(Light Yagami and Ryuk approach Cell in the Cell Games arena. There is chanting in the background)
CELL: Oh, what am I hearing right now and can I buy it on Amazon?
LIGHT: "Perfect Cell", huh? What a joke.
CELL: Well, hello there, young man! Do you need help with your thesis? Well, here's a hypothesis for you:
(Light starts writing "Perfect Cell" in the Death Note)
CELL: "Cell will kill me if I don't turn my men's warehouse-looking ass around and march out of his ring!" For evidence: I provide this squirrel.
(Cell fires a ki blast that decapitates a nearby squirrel)
CELL: The conclusion is: Yes, I will kill you.
(Light finishes writing Cell's name)
CELL: Did you get that one down?
LIGHT: I am no mere schoolboy. You're speaking to the God of this new world.
CELL: Wow! Okay! And I thought it was a little gaudy when I said it. (chuckles) Then suddenly Justin Timberlake straddles up with his tie too tight and locks so luscious. That for the ladies or do you go to an all-boys school and meet with the other students behind the bleachers?
LIGHT: Hmmmmm
CELL: Naw, but seriously, why are you here?

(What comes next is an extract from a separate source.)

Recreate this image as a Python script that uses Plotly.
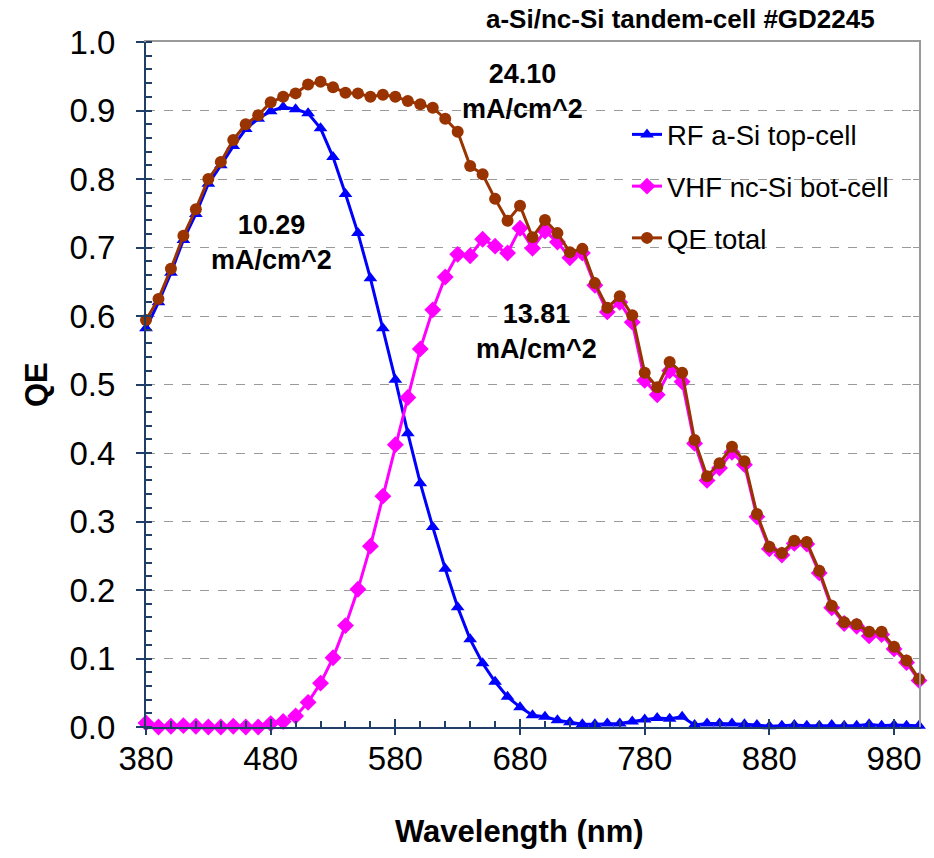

(Cell's heartbeat is heard)
CELL: Taking photos for Snapchat? "Well, come here, fam, let's get lit! Get in here, we'll take some selfies! First one will be serious! Second one we'll make a funny face and put a sweet filter on it!"
(Cell's heartbeat stops)
CELL: Did you... did one of my hearts just stop?
(Light lets out a chocked gasp)
CELL: Did you just use a magical notebook given to you by a Death God to give me a heart attack?
LIGHT: Ryuk?
(Ryuk has Willem Dafoe's face. Cell fires a blast and Light screams. When the dust settles, only Cell is standing there)
CELL: Ah, damn it, I should have said "Zac Efron".